Character Lives, World Histories

I had a vision in my head of what I wanted to do. I could possibly use just World Anvil for this, but I don't think I could use just Plottr. If you don't write fantasy or science fiction, you don't necessarily need to have world histories, but I do. Plottr is designed for novel planning, not world-building.

On the other hand, I could use just World Anvil, but I have this desire to treat World Anvil as a kind of "real" repository of information on Amnar and Five Empires. I want timelines of people's lives to feel like they belong to real people, not individuals constructed purely for the sake of a story. So I started with a timeline for the history of Amnar (to include Five Empires), and a timeline for Io's life.

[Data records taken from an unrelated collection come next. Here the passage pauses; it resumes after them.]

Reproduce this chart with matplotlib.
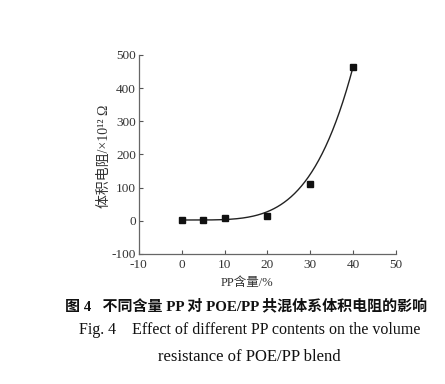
import numpy as np
import matplotlib
matplotlib.use("Agg")
import matplotlib.pyplot as plt

# measured points
pp_content = [0, 5, 10, 20, 30, 40]
resistance = [2, 3, 7, 15, 112, 465]

# fitted curve y = c + a * x**n (parameters)
fit_c = 2.0
fit_n = 4.2
fit_a = 463.0 / 40 ** fit_n

xticks = [-10, 0, 10, 20, 30, 40, 50]
yticks = [-100, 0, 100, 200, 300, 400, 500]

serif = ["Liberation Serif", "Noto Sans CJK SC"]
plt.rcParams["font.family"] = serif
plt.rcParams["axes.unicode_minus"] = False

fig = plt.figure(figsize=(4.45, 3.84), dpi=100)
ax = fig.add_axes([0.312, 0.339, 0.578, 0.518])

xs = np.linspace(0, 40, 200)
ax.plot(xs, fit_c + fit_a * xs ** fit_n, color="#222222", lw=1.0)
ax.plot(pp_content, resistance, "s", color="#111111", ms=5)

ax.set_xlim(-10, 50)
ax.set_ylim(-100, 500)
ax.set_xticks(xticks)
ax.set_yticks(yticks)
ax.tick_params(direction="in", length=3, width=0.8, labelsize=9.5,
               colors="#555555", labelcolor="#333333")
ax.tick_params(axis="x", pad=4)
ax.tick_params(axis="y", pad=2)
for s in ["top", "right"]:
    ax.spines[s].set_visible(False)
for s in ["left", "bottom"]:
    ax.spines[s].set_color("#666666")
    ax.spines[s].set_linewidth(0.9)

fig.text(0.555, 0.263, "PP含量/%", ha="center", va="center", fontsize=9,
         color="#333333")
fig.text(0.235, 0.592, "体积电阻/×10¹² Ω", ha="center", va="center",
         rotation=90, fontsize=10, color="#333333")

fig.text(0.554, 0.203, "图 4   不同含量 PP 对 POE/PP 共混体系体积电阻的影响",
         ha="center", va="center", fontsize=10.8, fontweight="bold",
         color="#111111")
fig.text(0.562, 0.140, "Fig. 4    Effect of different PP contents on the volume",
         ha="center", va="center", fontsize=11.5, color="#111111")
fig.text(0.560, 0.070, "resistance of POE/PP blend",
         ha="center", va="center", fontsize=12, color="#111111")

fig.savefig("out.png", dpi=100)
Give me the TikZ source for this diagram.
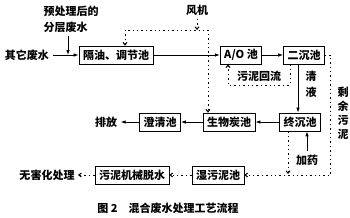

I did a dumb thing: I made an assumption. I assumed I needed to create timelines then add them to a Chronicle. Turns out it's the other way around. Fortunately, I didn't have many events in either of these timelines, but I've started fitting them together into a working Chronicle.

Why?

Aside from "Yay, this is so much fun!" I want to get clear about significant events that led up to the Stomish colonisation of Amin Duum and how that unfolded. Having a sense of that history will help me understand what the world Io inhabits looks and feels like, what she does, and who she interacts with (or avoids) and why.

All of this plays into the need to make sure that this all has adequate (or more than adequate) depth of realisation. I've mentioned a few times that the original books fall into that Terrible Evil trope, where people and things are evil Just Because, without ever considering why or how they come to be that way. In order to solidly develop the motivations of individuals, I want a sense of the motivations and structure of these interacting worlds.

But also, why not? World-building is fun and it is taking my mind off a lot right now. For that, I'm very grateful.